“Siamo meridionali / e abbiamo stati tutti quanti abituati male/ sospettate di noi? Sospettate./ Fate, fate pure, fate come vi pare”.
Inizia così il brano “Siamo Meridionali” di Mimmo Cavallo, un vero e proprio moto d’animo più che una semplice canzone. Ci troviamo infatti davanti a un testo fondamentalmente di denuncia sociale, che però è intriso di una certa ironia, perché con una risata a volte si riesce a riflettere anche meglio e Mimmo lo sapeva più che bene. Lo si capisce subito, dalle evidenti sgrammaticature del testo, che riporta una serie di cliché tipicamente legati agli abitanti del Sud Italia, e lo si sente in un certo modo anche nella melodia, un rock folk piuttosto allegro e piacevole, un po’ sullo stile di Rino Gaetano.
Uscito nel 1980 come 45 giri, il brano fa parte dell’omonimo album d’esordio di Cavallo, lanciato un anno dopo, che ottenne un discreto successo di pubblico e critica, tra cui un riconoscimento al prestigioso Premio Tenco, portando così il cantautore alla ribalta.
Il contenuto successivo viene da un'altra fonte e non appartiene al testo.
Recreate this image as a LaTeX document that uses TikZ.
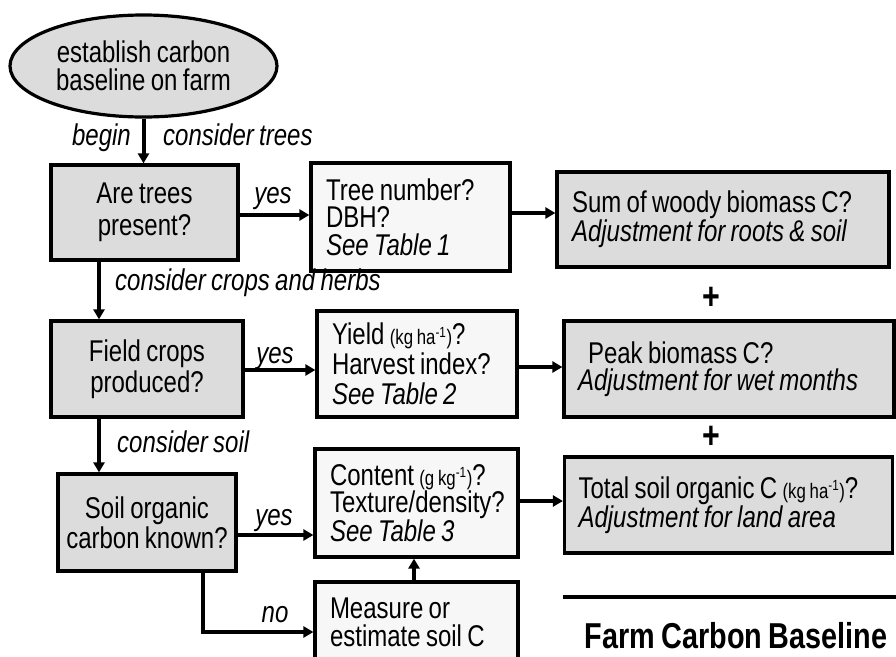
\documentclass[tikz,border=0pt]{standalone}
\usepackage{fontspec}
\setmainfont{Liberation Sans}[FakeStretch=0.8, WordSpace=0.8]
\usetikzlibrary{arrows.meta,shapes.geometric}
\definecolor{boxgray}{HTML}{DCDCDC}
\definecolor{boxlight}{HTML}{F7F7F7}
\newcommand{\unitsz}[1]{{\fontsize{21}{21}\selectfont #1}}
\begin{document}
\begin{tikzpicture}[x=1pt,y=-1pt,
  base/.style={draw=black, line width=3.2pt, inner sep=0pt},
  qbox/.style={base, fill=boxgray, align=center, font=\fontsize{30}{31}\selectfont},
  lbox/.style={base, fill=boxlight, align=left, inner xsep=15pt, inner ysep=0pt, font=\fontsize{30}{27.5}\selectfont,
     execute at begin node={\spaceskip=0pt\xspaceskip=0pt\relax}},
  rbox/.style={base, fill=boxgray, align=left, inner xsep=14pt, inner ysep=0pt, font=\fontsize{30}{27.5}\selectfont,
     execute at begin node={\spaceskip=0pt\xspaceskip=0pt\relax}},
  arr/.style={line width=4pt, -{Triangle[length=10pt,width=11pt]}},
  lbl/.style={inner sep=0pt, font=\itshape\fontsize{30}{30}\selectfont},
  plus/.style={inner sep=0pt, font=\bfseries\fontsize{38}{38}\selectfont}
]
\useasboundingbox (0,0) rectangle (896,656);

% start ellipse
\node[ellipse, base, fill=boxgray, minimum width=267pt, minimum height=102pt, align=center,
      font=\fontsize{30}{27.5}\selectfont] (start) at (143.5,66) {establish carbon\\baseline on farm};

% question boxes
\node[qbox, minimum width=187pt, minimum height=95pt, font=\fontsize{30}{32}\selectfont] (q1) at (144.5,212.5) {Are trees\\present?};
\node[qbox, minimum width=192pt, minimum height=96pt] (q2) at (147,369) {Field crops\\produced?};
\node[qbox, minimum width=178pt, minimum height=97pt, font=\fontsize{30}{30}\selectfont] (q3) at (147,522.5) {Soil organic\\carbon known?};

% detail boxes
\node[lbox, text width=169pt, minimum height=108pt] (t1) at (410.5,217)
  {Tree number?\\DBH?\\\textit{See Table 1}};
\node[lbox, text width=170pt, minimum height=106pt, font=\fontsize{30}{30}\selectfont] (t2) at (417,364)
  {Yield \unitsz{(kg ha\textsuperscript{-1})}?\\Harvest index?\\\textit{See Table 2}};
\node[lbox, text width=173pt, minimum height=108pt] (t3) at (416.5,503)
  {Content \unitsz{(g kg\textsuperscript{-1})}?\\Texture/density?\\\textit{See Table 3}};
\node[lbox, text width=173pt, minimum height=80pt, font=\fontsize{30}{28}\selectfont] (m) at (416.5,622)
  {Measure or\\estimate soil C};

% result boxes
\node[rbox, text width=302pt, minimum height=95pt, inner xsep=15pt] (r1) at (723,219.5)
  {Sum of woody biomass C?\\\textit{Adjustment for roots \& soil}};
\node[rbox, text width=302pt, minimum height=96pt] (r2) at (729,369)
  {\hspace{10pt}Peak biomass C?\\\textit{Adjustment for wet months}};
\node[rbox, text width=300pt, minimum height=96pt] (r3) at (728.5,505)
  {Total soil organic C \unitsz{(kg ha\textsuperscript{-1})}?\\\textit{Adjustment for land area}};

\node[plus] (p1) at (711,298) {+};
\node[plus] (p2) at (711,437) {+};

% connectors
\draw[arr] (start.south) -- (start.south |- q1.north);
\draw[arr] ([yshift=-2.5pt]q1.east) -- ([yshift=-2.5pt]q1.east -| t1.west);
\draw[arr] ([yshift=4pt]t1.east) -- ([yshift=4pt]t1.east -| r1.west);
\draw[arr] ([xshift=-45.5pt]q1.south) -- ([xshift=-45.5pt]q1.south |- q2.north);
\draw[arr] ([yshift=-1pt]q2.east) -- ([yshift=-1pt]q2.east -| t2.west);
\draw[arr] ([yshift=-3pt]t2.east) -- ([yshift=-3pt]t2.east -| r2.west);
\draw[arr] ([xshift=-48pt]q2.south) -- ([xshift=-48pt]q2.south |- q3.north);
\draw[arr] ([yshift=-12.5pt]q3.east) -- ([yshift=-12.5pt]q3.east -| t3.west);
\draw[arr] ([yshift=2pt]t3.east) -- ([yshift=2pt]t3.east -| r3.west);
\draw[arr] ([xshift=56pt]q3.south) |- ([yshift=-10pt]m.west);
\draw[arr] ([xshift=-2.5pt]m.north) -- ([xshift=-2.5pt]m.north |- t3.south);

% labels
\node[lbl, anchor=base east] (lbegin) at (131,145) {begin};
\node[lbl, anchor=base west] (ltrees) at (163,145) {consider trees};
\node[lbl, anchor=base] (lyes1) at (273,203) {yes};
\node[lbl, anchor=base west] (lcrops) at (115,290) {consider crops and herbs};
\node[lbl, anchor=base] (lyes2) at (275,363) {yes};
\node[lbl, anchor=base west] (lsoil) at (117,452) {consider soil};
\node[lbl, anchor=base] (lyes3) at (274,525) {yes};
\node[lbl, anchor=base] (lno) at (275,622) {no};

% footer
\coordinate (ruleL) at (563,597);
\coordinate (ruleR) at (897,597);
\draw[line width=4pt] (ruleL) -- (ruleR);
\node[inner sep=0pt, font=\bfseries\fontsize{36}{36}\selectfont] (title) at (736,636) {Farm Carbon Baseline};
\end{tikzpicture}
\end{document}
In realtà Cavallo era già attivo in campo musicale da diversi anni, militando prima in un gruppo musicale e poi iniziando la carriera solista. Originario di Lizzano, in Puglia, il nostro si era trasferito con la famiglia a Torino, salvo poi decidere di tornare nella terra d’origine proprio per coltivare la sua passione per la musica, che l’aveva poi portato a trasferirsi a Roma, dove tra l’altro strinse un rapporto col produttore Antonio Coggio che gli consentì di avere un contratto discografico con l’etichetta CGD.
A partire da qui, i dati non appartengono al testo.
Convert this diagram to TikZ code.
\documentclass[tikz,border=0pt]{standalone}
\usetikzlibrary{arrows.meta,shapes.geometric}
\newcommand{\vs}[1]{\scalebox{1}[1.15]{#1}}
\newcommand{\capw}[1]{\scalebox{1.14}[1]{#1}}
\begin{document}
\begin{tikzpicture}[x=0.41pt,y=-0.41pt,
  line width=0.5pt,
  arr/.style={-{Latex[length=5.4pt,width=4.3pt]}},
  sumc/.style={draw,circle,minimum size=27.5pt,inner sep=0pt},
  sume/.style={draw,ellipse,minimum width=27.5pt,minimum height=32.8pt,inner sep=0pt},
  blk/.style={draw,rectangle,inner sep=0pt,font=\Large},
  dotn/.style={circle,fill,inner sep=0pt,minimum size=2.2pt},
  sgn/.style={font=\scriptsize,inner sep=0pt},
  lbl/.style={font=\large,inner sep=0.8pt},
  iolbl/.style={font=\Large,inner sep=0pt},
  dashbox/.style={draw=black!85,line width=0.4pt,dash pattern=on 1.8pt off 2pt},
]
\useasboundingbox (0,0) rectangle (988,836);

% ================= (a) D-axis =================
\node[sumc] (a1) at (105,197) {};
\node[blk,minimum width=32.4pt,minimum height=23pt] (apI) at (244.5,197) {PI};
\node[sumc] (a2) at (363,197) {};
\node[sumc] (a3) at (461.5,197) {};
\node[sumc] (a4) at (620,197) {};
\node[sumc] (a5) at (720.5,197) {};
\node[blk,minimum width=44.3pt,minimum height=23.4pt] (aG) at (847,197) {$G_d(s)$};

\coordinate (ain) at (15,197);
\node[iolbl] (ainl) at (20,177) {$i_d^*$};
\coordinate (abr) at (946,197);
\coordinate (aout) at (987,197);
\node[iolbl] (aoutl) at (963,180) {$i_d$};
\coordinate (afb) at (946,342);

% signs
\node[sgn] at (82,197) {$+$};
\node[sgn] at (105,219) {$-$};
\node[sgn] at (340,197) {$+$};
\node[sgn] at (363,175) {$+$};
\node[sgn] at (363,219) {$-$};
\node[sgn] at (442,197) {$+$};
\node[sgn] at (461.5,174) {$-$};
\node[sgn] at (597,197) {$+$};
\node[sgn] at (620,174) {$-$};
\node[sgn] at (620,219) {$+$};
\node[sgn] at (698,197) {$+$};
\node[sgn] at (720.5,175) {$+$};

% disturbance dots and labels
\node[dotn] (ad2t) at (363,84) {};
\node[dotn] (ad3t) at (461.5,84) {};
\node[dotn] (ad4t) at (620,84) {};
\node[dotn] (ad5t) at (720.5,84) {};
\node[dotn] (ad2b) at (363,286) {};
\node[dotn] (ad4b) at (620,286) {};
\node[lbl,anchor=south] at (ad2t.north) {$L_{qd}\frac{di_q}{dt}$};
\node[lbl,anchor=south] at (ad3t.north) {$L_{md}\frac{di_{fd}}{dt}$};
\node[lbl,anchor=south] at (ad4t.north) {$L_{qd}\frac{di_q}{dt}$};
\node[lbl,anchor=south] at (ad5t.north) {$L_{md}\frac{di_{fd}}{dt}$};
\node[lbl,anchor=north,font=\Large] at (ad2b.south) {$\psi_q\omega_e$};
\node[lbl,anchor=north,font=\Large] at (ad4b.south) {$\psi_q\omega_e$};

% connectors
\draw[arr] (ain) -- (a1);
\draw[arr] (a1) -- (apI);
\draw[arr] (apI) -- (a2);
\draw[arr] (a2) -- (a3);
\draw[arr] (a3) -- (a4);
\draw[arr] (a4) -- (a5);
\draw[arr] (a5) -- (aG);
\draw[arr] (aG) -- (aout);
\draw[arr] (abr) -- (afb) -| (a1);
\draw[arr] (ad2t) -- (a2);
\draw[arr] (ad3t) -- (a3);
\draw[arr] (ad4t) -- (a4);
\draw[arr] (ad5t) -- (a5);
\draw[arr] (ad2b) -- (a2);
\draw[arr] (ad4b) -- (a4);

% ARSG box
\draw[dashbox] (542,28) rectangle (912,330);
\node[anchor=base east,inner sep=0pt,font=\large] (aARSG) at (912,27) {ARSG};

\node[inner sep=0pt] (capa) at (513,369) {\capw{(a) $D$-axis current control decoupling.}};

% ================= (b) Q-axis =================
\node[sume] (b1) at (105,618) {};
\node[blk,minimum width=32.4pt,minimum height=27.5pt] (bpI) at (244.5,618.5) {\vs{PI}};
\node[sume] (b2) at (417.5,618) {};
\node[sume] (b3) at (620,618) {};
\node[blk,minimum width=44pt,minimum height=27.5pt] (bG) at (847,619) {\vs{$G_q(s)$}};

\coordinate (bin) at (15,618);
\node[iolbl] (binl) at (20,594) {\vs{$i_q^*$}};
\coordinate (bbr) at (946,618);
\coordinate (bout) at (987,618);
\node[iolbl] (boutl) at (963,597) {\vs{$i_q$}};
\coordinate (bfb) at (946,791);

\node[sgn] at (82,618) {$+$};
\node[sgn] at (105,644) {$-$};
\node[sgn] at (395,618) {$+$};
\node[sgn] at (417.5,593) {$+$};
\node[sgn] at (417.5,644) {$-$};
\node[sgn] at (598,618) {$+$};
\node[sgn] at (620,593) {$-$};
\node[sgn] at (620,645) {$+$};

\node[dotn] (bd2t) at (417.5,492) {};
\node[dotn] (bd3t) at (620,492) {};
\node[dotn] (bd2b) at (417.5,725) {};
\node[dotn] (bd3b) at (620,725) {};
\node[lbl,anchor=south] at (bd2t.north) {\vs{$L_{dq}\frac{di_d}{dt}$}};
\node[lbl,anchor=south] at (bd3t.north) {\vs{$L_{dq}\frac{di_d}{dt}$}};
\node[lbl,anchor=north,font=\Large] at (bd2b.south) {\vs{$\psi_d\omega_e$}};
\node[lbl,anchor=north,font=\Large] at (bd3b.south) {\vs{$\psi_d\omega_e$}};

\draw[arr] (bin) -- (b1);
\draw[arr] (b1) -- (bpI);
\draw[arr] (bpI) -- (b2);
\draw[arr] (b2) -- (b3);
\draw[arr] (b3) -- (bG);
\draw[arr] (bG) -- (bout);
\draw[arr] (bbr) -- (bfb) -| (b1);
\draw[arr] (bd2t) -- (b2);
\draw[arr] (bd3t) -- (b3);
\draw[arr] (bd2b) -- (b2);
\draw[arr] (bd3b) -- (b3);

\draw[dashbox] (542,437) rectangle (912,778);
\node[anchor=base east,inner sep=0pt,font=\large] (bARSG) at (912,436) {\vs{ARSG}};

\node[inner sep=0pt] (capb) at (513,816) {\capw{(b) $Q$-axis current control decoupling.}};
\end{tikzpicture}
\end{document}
Da queste poche note biografiche salta subito all’occhio quanto “Siamo Meridionali” fosse nato da esperienze di vita più che sentite del cantautore, che aveva vissuto sulla sua stessa pelle quel fastidioso ostracismo che subiva chi emigrava dal Sud in cerca di lavoro e di un’esistenza migliore. Integrarsi in una città e in un contesto completamente nuovi non era certo facile e spesso si veniva guardati con sospetto, perché si sa i meridionali sono “Neri, brutti, inutili nei / e rumpimm’ ‘e palle peggio degli ebrei” per dirla proprio con le parole di Cavallo. E a proposito delle parole, Mimmo non aveva paura di usarle, soprattutto per dare voce e sfogo a chi non ne aveva la possibilità, ai tanti esseri invisibili di cui è composta la nostra società, utilizzando sempre una cifra stilistica sferzante e mordace.
Il coraggio di Cavallo lo rese un cantautore piuttosto diverso dagli altri, sicuramente una voce fuori dal coro, il che gli portò anche una discreta fortuna. Iniziò infatti a scrivere brani anche per numerosi interpreti, tra cui Mia Martini, Gianni Morandi, Fiorella Mannoia (per cui scrisse “Caffè Nero Bollente”) e di recente anche Giorgia e Zucchero. A partire degli anni Novanta, il nostro si è occupato essenzialmente della composizione di canzoni per altri artisti, salvo poi tornare sul mercato discografico nel 2011, col disco “Quando Saremo Fratelli Uniti”. Nonostante gli anni passati e il successo però, Cavallo rimane sempre fedele al suo io di uomo del Sud, tanto che, sempre nel 2011, collabora con lo scrittore Pino Aprile per la trasposizione teatrale del suo romanzo “Terroni”.